# do-it-yourself shooting stix



## rzdrmh (Dec 30, 2003)

this article was posted on savageshooters. details how to make your own set of shooting stix. i tried it, and was impressed with the results. very easy to make, and very effective to use (though i've only used them at the range thus far).

i did as the author recommended, and when to walmart, bought a set of fiberglass tent pole repair kit for $6.50-$7. the rest i had at home - i used gorilla glue instead of epoxy, and it works fine. you'll notice that he cut off the screws he used in the feet to make them sharper, but i've found that they hold well enough into the ground without cutting the heads off. when the stix are collapsed, i use a small bungee chord (3-4"?) that i had laying around to keep them together.

about 1/2 hour of your time. gets you a compact set of stix - and for $7 a set, you can make a number of them, and not worry about leaving them in the woods, or loaning them out and not getting them back.

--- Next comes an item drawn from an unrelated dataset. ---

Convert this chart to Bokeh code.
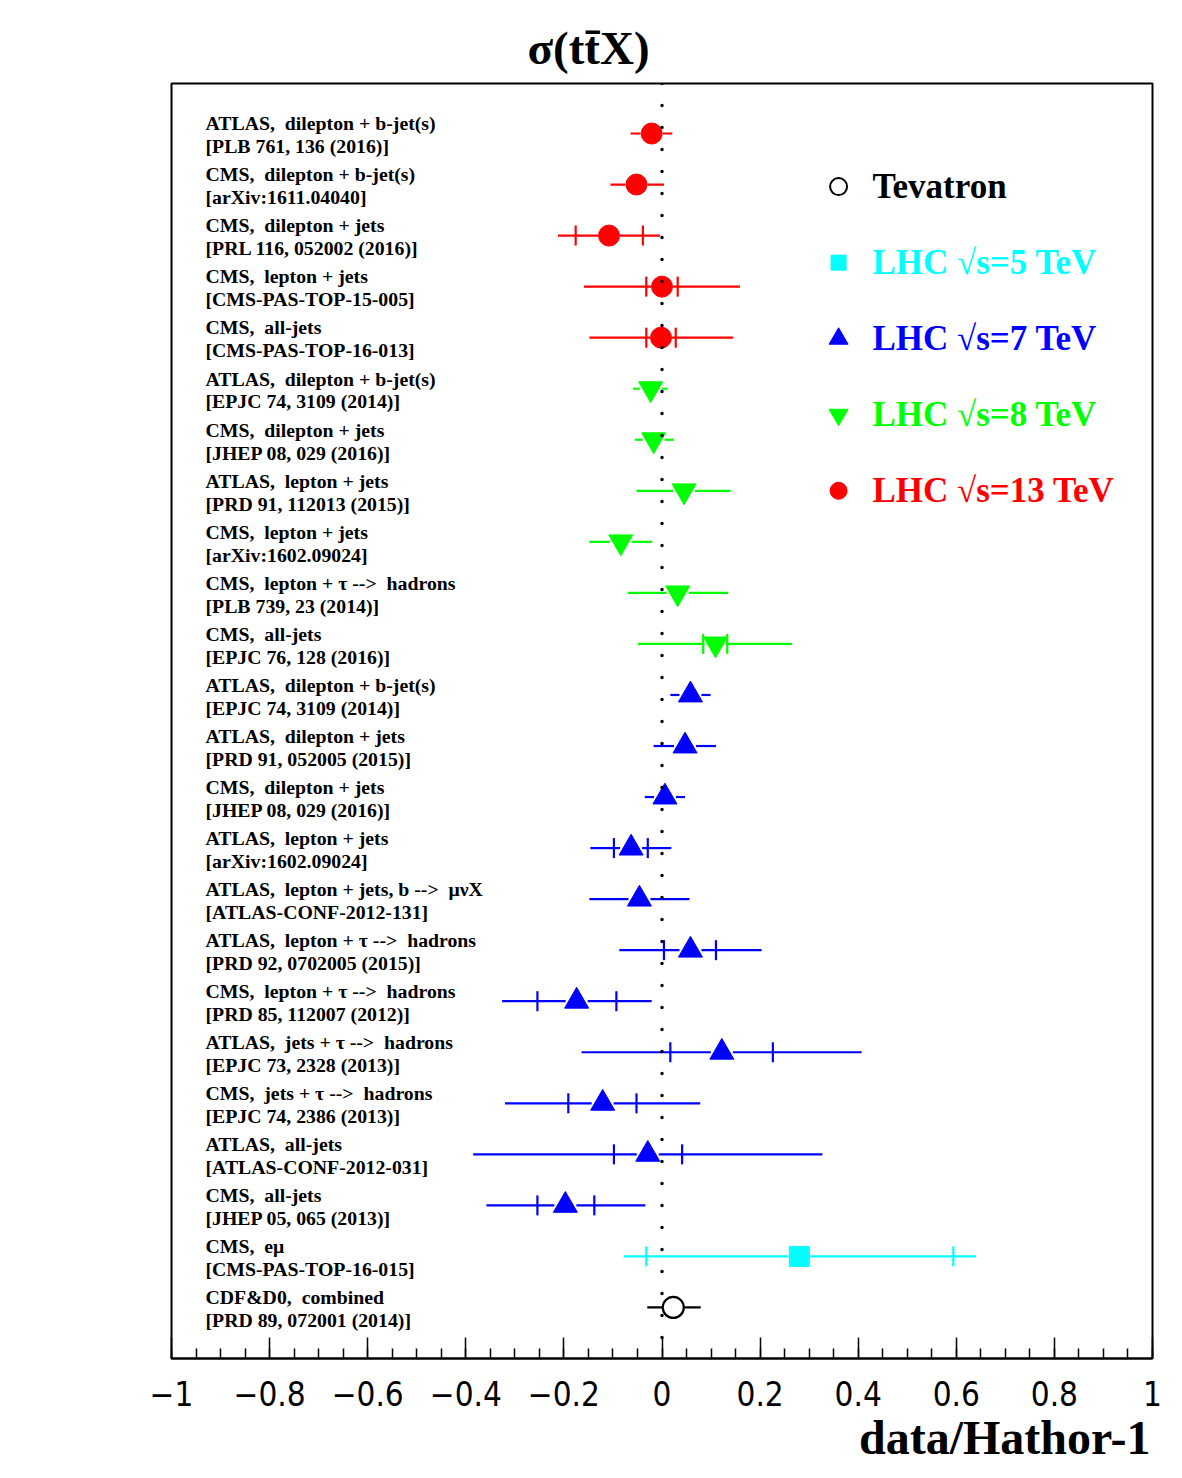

i've found that they are perfect for sitting shots, and just tall enough for a kneeling shot. for standing shots, nothing beats the stoney point explorer bipod with the extendable legs. but for informal plinking, turkey hunting, or any other sitting shots, these work well.

check them out.

http://www.savageshooters.com/Pages/ShootingStix_HowTo_Page.html


----------



## yippy (Dec 22, 2004)

That is a good one. 

I used a set of old golf clubs. Cut the clubs off and slid castration bands up to the handles. They seem to be more rigid than the tent poles and the rubber handles are nice on the stock.
Got the clubs from a driving range for $1 piece. Castration bands at Tractor Supply Co. for $1.50 for 100 or something. Handy little things, work great to hold my fishing poles together too


----------



## Gil Martin (Jan 18, 2003)

Thanks for sharing. All the best...
Gil


----------



## chrisu (Dec 7, 2004)

I use an old camera tripod with a rest I bought at Gander Mtn for $3.50. The rest is a V-type, that had a screw inlet as a tripod does, and it fit right on. I got the old tripod at a garage sale for $3 (dickered them down from 5:lol: ). Used it for the first time last deer season, and it is good for sitting, kneeling, and standing shots.


----------